Lake Turkana (formerly Lake Rudolf) is situated in northern Kenya and extends into southern Ethiopia. Since the early part of the twentieth century, it has been known as an important source of terrestrial vertebrate fossils dating from the last 30 million years, but it was not until the 1960s that detailed studies were carried out both in the Ethiopian and Kenyan sediments. Between 1967 and 1976, the International Omo Expedition, which initially included French, American and Kenyan contingents, explored the southern Ethiopian Turkana Basin deposits. Richard Leakey coordinated the Kenyan expedition on behalf of his father, Louis Leakey.
While Richard Leakey was flying back to the Omo River one day in 1967, his plane was diverted to the east side of Lake Turkana by storms. Richard noticed extensive exposures below him, of what appeared to be sedimentary rocks. This area had previously been mapped as volcanic basalts but the possible presence of sedimentary rocks led Richard to wonder if fossils might be found there. The following year he led the first expedition to prospect the Kenyan exposures on the lake’s north-eastern shores. Thus began a long and fruitful period of exploration and discovery under the auspices of the Koobi Fora Research Project.
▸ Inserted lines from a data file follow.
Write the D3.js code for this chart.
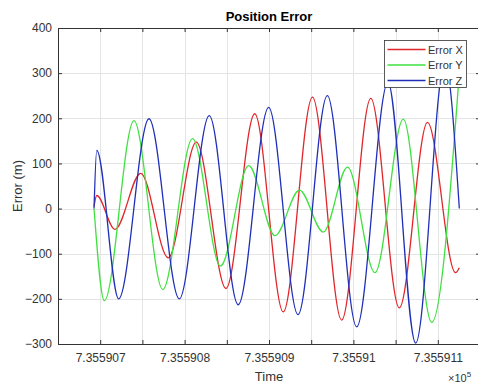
<!DOCTYPE html>
<html>
<head>
<meta charset="utf-8">
<script src="https://cdn.jsdelivr.net/npm/d3@7"></script>
<style>
	body{margin:0;background:#fff;}
	text{font-family:"Liberation Sans",Arial,Helvetica,sans-serif;}
</style>
</head>
<body>
<div id="chart"></div>
<script>
// series (time is a datenum, axis shows it x10^5)
var seriesNames  = ["Error X","Error Y","Error Z"];
var seriesColors = ["#e0262a","#3fe03f","#1f2fb8"];

var timeX = [735590.6927,735590.6959,735590.7175,735590.7480,735590.7807,735590.8139,735590.8491,735590.8831,
			 735590.9169,735590.9515,735590.9861,735591.0206,735591.0544,735591.0878,735591.1210,735591.1255];
var errX  = [5,29,-46,78,-109,147,-177,210,-229,247,-247,244,-220,191,-142,-131];

var timeY = [735590.6927,735590.7049,735590.7400,735590.7741,735590.8094,735590.8425,735590.8760,735590.9071,
			 735590.9361,735590.9643,735590.9930,735591.0256,735591.0591,735591.0928,735591.1251];
var errY  = [0,-204,195,-179,155,-127,95,-60,41,-52,92,-142,198,-252,290];

var timeZ = [735590.6927,735590.6959,735590.7219,735590.7578,735590.7937,735590.8292,735590.8635,735590.8996,
			 735590.9344,735590.9691,735591.0039,735591.0410,735591.0738,735591.1085,735591.1255];
var errZ  = [0,129,-200,199,-200,206,-213,224,-235,250,-262,280,-298,325,0];

var xTicks      = [735590.65,735590.70,735590.75,735590.80,735590.85,735590.90,735590.95,735591.00,735591.05,735591.10,735591.15];
var xTickLabels = ["","7.355907","","7.355908","","7.355909","","7.35591","","7.355911",""];
var yTicks      = [-300,-200,-100,0,100,200,300,400];

var margin = {top:28, left:58, right:-2, bottom:41};
var width  = 478, height = 385;
var plotW  = width - margin.left - margin.right;
var plotH  = height - margin.top - margin.bottom;

var x = d3.scaleLinear().domain([xTicks[0], xTicks[xTicks.length-1]]).range([0, plotW]);
var y = d3.scaleLinear().domain([-300, 400]).range([plotH, 0]);

var svg = d3.select("#chart").append("svg")
			.attr("width", width)
			.attr("height", height)
			.style("display","block");

svg.append("rect").attr("width",width).attr("height",height).attr("fill","#fff");

var g = svg.append("g").attr("transform","translate("+margin.left+","+margin.top+")");

g.append("clipPath").attr("id","plotclip")
	.append("rect").attr("width",plotW).attr("height",plotH);

// grid
g.append("g").selectAll("line.gx")
	.data(xTicks)
	.enter()
	.append("line")
	.attr("x1",function(d){return Math.round(x(d))+0.5;})
	.attr("x2",function(d){return Math.round(x(d))+0.5;})
	.attr("y1",0).attr("y2",plotH)
	.attr("stroke","#e4e4e4");

g.append("g").selectAll("line.gy")
	.data(yTicks)
	.enter()
	.append("line")
	.attr("y1",function(d){return Math.round(y(d))+0.5;})
	.attr("y2",function(d){return Math.round(y(d))+0.5;})
	.attr("x1",0).attr("x2",plotW)
	.attr("stroke","#e4e4e4");

// lines
var series = [
	{t:timeX, v:errX},
	{t:timeY, v:errY},
	{t:timeZ, v:errZ}
];

var line = d3.line()
			.x(function(d){return x(d[0]);})
			.y(function(d){return y(d[1]);})
			.curve(d3.curveMonotoneX);

g.append("g").attr("clip-path","url(#plotclip)")
	.selectAll("path")
	.data(series)
	.enter()
	.append("path")
	.attr("d",function(s){return line(s.t.map(function(t,i){return [t,s.v[i]];}));})
	.attr("fill","none")
	.attr("stroke",function(s,i){return seriesColors[i];})
	.attr("stroke-width",1.3);

// axes, ticks pointing inward like matlab
var axisColor = "#333";

var xAxis = g.append("g")
			.attr("transform","translate(0,"+plotH+")")
			.call(d3.axisBottom(x).tickValues(xTicks).tickSizeInner(-4).tickSizeOuter(0).tickPadding(9)
				.tickFormat(function(d,i){return xTickLabels[i];}));

var xTop = g.append("g")
			.call(d3.axisTop(x).tickValues(xTicks).tickSizeInner(-4).tickSizeOuter(0).tickFormat(""));

var yAxis = g.append("g")
			.call(d3.axisLeft(y).tickValues(yTicks).tickSizeInner(-4).tickSizeOuter(0).tickPadding(6));

var yRight = g.append("g")
			.attr("transform","translate("+plotW+",0)")
			.call(d3.axisRight(y).tickValues(yTicks).tickSizeInner(-4).tickSizeOuter(0).tickFormat(""));

[xAxis,xTop,yAxis,yRight].forEach(function(a){
	a.selectAll("path,line").attr("stroke",axisColor);
	a.selectAll("text").attr("fill","#333").style("font-size","12px")
		.style("font-family","'Liberation Sans',Arial,sans-serif");
});

// title & labels
svg.append("text")
	.attr("x",margin.left+plotW/2)
	.attr("y",21)
	.attr("text-anchor","middle")
	.style("font-size","13px")
	.style("font-weight","bold")
	.attr("fill","#000")
	.text("Position Error");

svg.append("text")
	.attr("x",margin.left+plotW/2)
	.attr("y",381)
	.attr("text-anchor","middle")
	.style("font-size","13px")
	.attr("fill","#333")
	.text("Time");

svg.append("text")
	.attr("transform","translate(22,"+(margin.top+plotH/2)+") rotate(-90)")
	.attr("text-anchor","middle")
	.style("font-size","13px")
	.attr("fill","#333")
	.text("Error (m)");

var expo = svg.append("text")
			.attr("x",448)
			.attr("y",382)
			.style("font-size","11px")
			.attr("fill","#333");
expo.append("tspan").text("\u00d710");
expo.append("tspan").attr("dy",-5).style("font-size","8px").text("5");

// legend
var legend = svg.append("g").attr("transform","translate(384.5,40.5)");

legend.append("rect")
	.attr("width",82)
	.attr("height",47)
	.attr("fill","#fff")
	.attr("stroke","#333")
	.attr("stroke-width",0.8);

var rows = legend.selectAll("g.row")
			.data(seriesNames)
			.enter()
			.append("g")
			.attr("transform",function(d,i){return "translate(0,"+(9+i*15.5)+")";});

rows.append("line")
	.attr("x1",3).attr("x2",41)
	.attr("stroke",function(d,i){return seriesColors[i];})
	.attr("stroke-width",1.3);

rows.append("text")
	.attr("x",43.5)
	.attr("y",4)
	.style("font-size","11px")
	.attr("fill","#333")
	.text(function(d){return d;});
</script>
</body>
</html>
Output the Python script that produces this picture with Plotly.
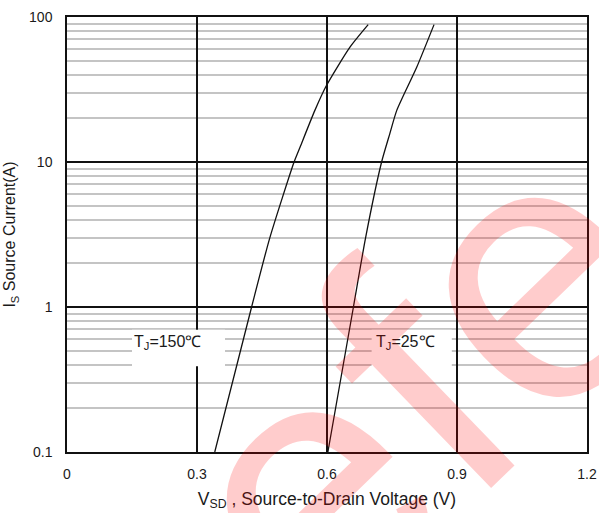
import plotly.graph_objects as go

# Data
vsd_150 = [0.341, 0.426, 0.468, 0.524, 0.538, 0.572, 0.599, 0.653, 0.695]
is_150 = [0.1, 1, 3.0, 10, 12.7, 22.7, 33.8, 62, 88.6]
vsd_25 = [0.602, 0.661, 0.689, 0.726, 0.745, 0.761, 0.807, 0.847]
is_25 = [0.1, 1, 3.0, 10, 15.7, 22.7, 45, 88.6]

x_ticks = [0, 0.3, 0.6, 0.9, 1.2]
x_ticktext = ["0", "0.3", "0.6", "0.9", "1.2"]
y_ticks = [0.1, 1, 10, 100]
y_ticktext = ["0.1", "1", "10", "100"]
y_minor = [m * d for d in (0.1, 1, 10) for m in range(2, 10)]

FONT = "Liberation Sans, Arial, sans-serif"
TXT = "#1a1a1a"

fig = go.Figure()
for xs, ys in ((vsd_150, is_150), (vsd_25, is_25)):
    fig.add_trace(go.Scatter(x=xs, y=ys, mode="lines",
                             line=dict(color="#111111", width=1.3, shape="spline", smoothing=0.6),
                             showlegend=False, hoverinfo="skip"))

# white label boxes that cut the grid
for x0, x1 in ((0.150, 0.3646), (0.703, 0.888)):
    fig.add_shape(type="rect", xref="x", yref="paper", x0=x0, x1=x1, y0=0.197, y1=0.281,
                  fillcolor="white", line=dict(width=0), layer="above")

fig.add_annotation(x=0.233, y=0.226, xref="x", yref="paper", showarrow=False,
                   text="T<sub>J</sub>=150℃", font=dict(family=FONT, size=16, color=TXT))
fig.add_annotation(x=0.780, y=0.226, xref="x", yref="paper", showarrow=False,
                   text="T<sub>J</sub>=25℃", font=dict(family=FONT, size=16, color=TXT))

# watermark
fig.add_annotation(x=0.67, y=0.16, xref="paper", yref="paper", showarrow=False,
                   xanchor="center", yanchor="middle",
                   text="efe", textangle=-44,
                   font=dict(family="Liberation Sans, Arial", size=370, color="rgba(255,0,0,0.2)"))

fig.update_layout(
    width=599, height=513,
    margin=dict(l=67, r=12, t=17, b=61, autoexpand=False),
    paper_bgcolor="white", plot_bgcolor="white",
    font=dict(family=FONT, size=14, color=TXT),
    xaxis=dict(range=[0, 1.2], tickvals=x_ticks, ticktext=x_ticktext,
               showgrid=True, gridcolor="#111111", gridwidth=1.5,
               showline=True, linecolor="#111111", linewidth=1.5, mirror=True,
               ticks="", ticklabelstandoff=8, zeroline=False,
               title=dict(text="V<sub>SD</sub> , Source-to-Drain Voltage (V)",
                          font=dict(size=17.5), standoff=12)),
    yaxis=dict(type="log", range=[-1, 2], tickvals=y_ticks, ticktext=y_ticktext,
               showgrid=True, gridcolor="#111111", gridwidth=1.5,
               showline=True, linecolor="#111111", linewidth=1.5, mirror=True,
               ticks="", ticklabelstandoff=10, zeroline=False,
               minor=dict(tickvals=y_minor, showgrid=True, gridcolor="#c4c4c4", gridwidth=1.5, ticks=""),
               title=dict(text="I<sub>S</sub> Source Current(A)", font=dict(size=16), standoff=9)),
)

fig.write_html("out.html")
Fieldwork has been conducted in the Kenyan portion of the Turkana Basin each year since 1968, with multidisciplinary teams from all over the world unearthing some of the most stunning finds in the field of human origins. Research on both shores has provided an exceptional depth of understanding of the past geological and paleoenvironmental history of the area in which so many dramatic steps in the human evolutionary story are documented.
The hominid fossil collection, which currently comprises several hundred specimens, including several exceptionally complete skulls and an almost complete skeleton, has put Kenya firmly on the map as a key contributor to human evolution studies. Much of the fossil evidence for human evolution between 7 and 1 million years, since the African ape and human lineages split, has been unearthed in the Turkana Basin. The hominins recovered demonstrate that our history includes at least four genera and seven species of early bipedal apes that are all implicated in the development of the only living bipedal ape, Homo sapiens.
With the establishment of TBI, the work of the last forty years is brought into the twenty-first century. TBI’s state-of-the-art research facilities will promote further discoveries, improving our understanding of prehistory and natural science.